For ff.io, “no KYC” is closer to the truth for most transactions — but AML policy still introduces uncertainty at the margins.
For 0trace, “no KYC” reflects a system that was built without the collection infrastructure to begin with. The absence of an account system, the absence of logging, the absence of unnecessary data retention — these are outcomes of architecture, not just policy.
If you’re using Monero because you value financial privacy, the service that holds that value as a design principle rather than a compliance checklist makes a meaningful difference.
Frequently Asked Questions
Can you swap Monero without KYC in 2025?
Yes. Services like ff.io and 0trace handle XMR without mandatory identity verification for standard swap amounts. The nuance is that “no KYC” can mean different things — no registration, no AML triggers, or no data logging at all.
What is an instant crypto swap?
An automated exchange where you send one asset to a deposit address and receive another asset at a specified address, without manual processing. Typical completion time is a few minutes to 30 minutes depending on network confirmation times.
What’s the difference between fixed and float rate?
Fixed rate locks the exchange rate at order creation — you know exactly what you’ll receive.
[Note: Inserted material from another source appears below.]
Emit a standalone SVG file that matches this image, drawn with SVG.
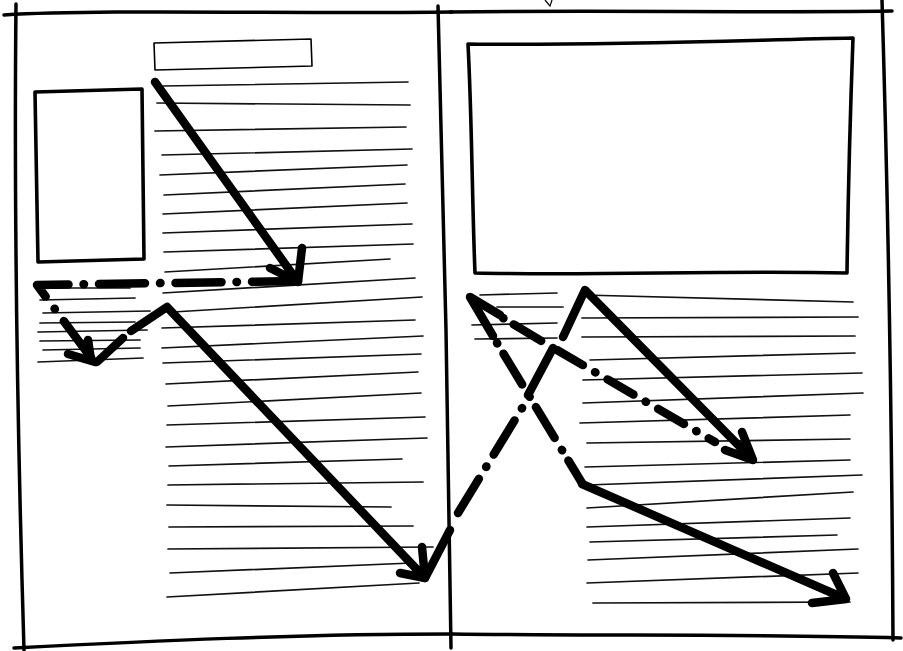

Float rate uses the live market rate at time of payout, which can be better or worse than the quoted preview. For volatile pairs involving XMR, fixed rate removes uncertainty.
Is no-KYC crypto exchange legal?
In most jurisdictions, using a no-KYC exchange for personal cryptocurrency swaps is legal for the user. The regulatory obligations sit with the service provider, not the user. As always, you’re responsible for understanding tax reporting requirements in your own jurisdiction.
Do these services work with Tor Browser?
ff.io and 0trace work cleanly over Tor. Changelly and ChangeNOW both use Cloudflare infrastructure, which frequently challenges or blocks Tor exit node IPs.
Why does Monero need a special exchange compared to other coins?
It doesn’t technically require one — but Monero’s privacy features mean that the exchange itself can become a privacy leak if the service logs transaction records. Using a private, no-log exchange for XMR is consistent with the privacy model of the coin itself.
Tested in April 2026. Service terms and policies change — verify current conditions on each service’s website before transacting.